#### WHAT THE EXERCISE ASKS:
Pull out from the material below all lines with "that".

#### DATA PROVIDED:
####################
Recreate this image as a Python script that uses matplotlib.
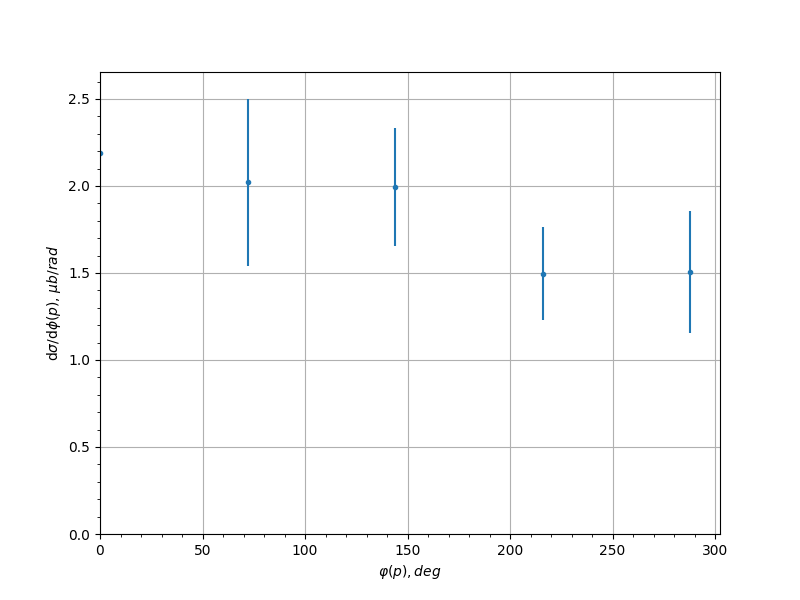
####################
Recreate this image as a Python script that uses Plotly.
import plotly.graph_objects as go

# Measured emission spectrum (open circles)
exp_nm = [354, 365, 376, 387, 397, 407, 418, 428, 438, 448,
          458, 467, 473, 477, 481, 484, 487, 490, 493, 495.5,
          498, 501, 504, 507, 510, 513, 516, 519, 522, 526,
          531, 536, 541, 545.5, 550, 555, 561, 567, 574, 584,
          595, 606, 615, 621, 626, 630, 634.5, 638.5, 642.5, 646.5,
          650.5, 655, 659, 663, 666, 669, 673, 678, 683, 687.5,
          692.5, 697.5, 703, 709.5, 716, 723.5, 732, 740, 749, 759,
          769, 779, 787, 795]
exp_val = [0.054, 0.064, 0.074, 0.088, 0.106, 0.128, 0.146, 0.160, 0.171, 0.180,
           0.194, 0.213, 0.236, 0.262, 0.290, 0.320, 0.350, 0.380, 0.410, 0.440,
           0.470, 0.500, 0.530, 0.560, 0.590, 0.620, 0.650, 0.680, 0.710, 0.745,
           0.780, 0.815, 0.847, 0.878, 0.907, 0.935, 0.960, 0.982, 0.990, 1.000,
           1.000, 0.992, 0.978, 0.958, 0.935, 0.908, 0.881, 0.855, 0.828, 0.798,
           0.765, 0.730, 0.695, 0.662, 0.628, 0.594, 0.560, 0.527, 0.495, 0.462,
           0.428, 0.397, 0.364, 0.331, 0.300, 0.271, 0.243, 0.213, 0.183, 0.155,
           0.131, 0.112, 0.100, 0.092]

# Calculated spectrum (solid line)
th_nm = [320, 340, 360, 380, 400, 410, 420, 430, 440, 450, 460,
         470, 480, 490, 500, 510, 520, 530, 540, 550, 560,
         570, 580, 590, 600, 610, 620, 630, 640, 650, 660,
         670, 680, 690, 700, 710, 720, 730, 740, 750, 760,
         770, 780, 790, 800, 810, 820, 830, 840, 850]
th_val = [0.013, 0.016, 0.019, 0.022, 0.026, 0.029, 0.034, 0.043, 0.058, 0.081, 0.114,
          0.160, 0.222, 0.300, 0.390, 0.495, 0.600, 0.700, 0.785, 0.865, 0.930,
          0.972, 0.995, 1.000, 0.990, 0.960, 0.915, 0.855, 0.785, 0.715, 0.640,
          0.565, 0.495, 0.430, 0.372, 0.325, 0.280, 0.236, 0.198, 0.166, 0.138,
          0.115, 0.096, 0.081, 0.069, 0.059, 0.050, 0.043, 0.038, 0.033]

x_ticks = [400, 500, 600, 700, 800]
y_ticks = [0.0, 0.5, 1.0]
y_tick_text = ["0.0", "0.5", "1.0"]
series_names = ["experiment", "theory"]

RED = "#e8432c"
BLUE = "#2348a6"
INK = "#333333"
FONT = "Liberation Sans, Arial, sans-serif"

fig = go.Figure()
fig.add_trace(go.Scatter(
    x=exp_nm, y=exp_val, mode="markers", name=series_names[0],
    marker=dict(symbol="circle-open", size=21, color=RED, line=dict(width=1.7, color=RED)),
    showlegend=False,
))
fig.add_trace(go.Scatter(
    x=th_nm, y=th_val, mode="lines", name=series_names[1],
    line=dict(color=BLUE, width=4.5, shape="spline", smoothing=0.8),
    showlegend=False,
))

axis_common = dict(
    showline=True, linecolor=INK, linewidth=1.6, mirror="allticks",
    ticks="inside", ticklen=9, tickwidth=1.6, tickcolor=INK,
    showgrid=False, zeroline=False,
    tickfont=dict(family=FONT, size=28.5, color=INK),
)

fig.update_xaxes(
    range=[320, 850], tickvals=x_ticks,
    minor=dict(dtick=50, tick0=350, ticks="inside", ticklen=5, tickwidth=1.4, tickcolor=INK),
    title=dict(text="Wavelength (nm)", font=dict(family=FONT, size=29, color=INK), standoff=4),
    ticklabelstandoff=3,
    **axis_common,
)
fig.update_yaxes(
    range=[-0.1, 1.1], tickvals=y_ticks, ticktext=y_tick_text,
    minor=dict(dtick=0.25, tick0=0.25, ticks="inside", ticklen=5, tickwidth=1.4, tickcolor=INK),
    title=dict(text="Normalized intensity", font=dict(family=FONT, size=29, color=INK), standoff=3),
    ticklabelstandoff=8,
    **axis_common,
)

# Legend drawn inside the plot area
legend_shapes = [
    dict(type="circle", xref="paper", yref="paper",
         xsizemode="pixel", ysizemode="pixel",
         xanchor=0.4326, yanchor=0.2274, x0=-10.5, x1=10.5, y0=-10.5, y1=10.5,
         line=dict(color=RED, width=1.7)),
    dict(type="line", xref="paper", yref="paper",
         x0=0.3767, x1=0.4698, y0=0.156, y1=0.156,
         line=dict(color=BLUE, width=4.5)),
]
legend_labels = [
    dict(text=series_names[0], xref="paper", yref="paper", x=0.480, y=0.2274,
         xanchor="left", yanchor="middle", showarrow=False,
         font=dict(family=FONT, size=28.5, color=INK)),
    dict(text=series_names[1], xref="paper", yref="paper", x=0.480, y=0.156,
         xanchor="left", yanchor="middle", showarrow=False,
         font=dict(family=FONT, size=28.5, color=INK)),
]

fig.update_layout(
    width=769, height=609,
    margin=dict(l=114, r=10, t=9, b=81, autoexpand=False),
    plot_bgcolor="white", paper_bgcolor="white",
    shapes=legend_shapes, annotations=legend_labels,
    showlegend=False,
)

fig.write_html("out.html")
####################
#### EXERCISE ANSWER:
Recreate this image as a Python script that uses matplotlib.
Recreate this image as a Python script that uses Plotly.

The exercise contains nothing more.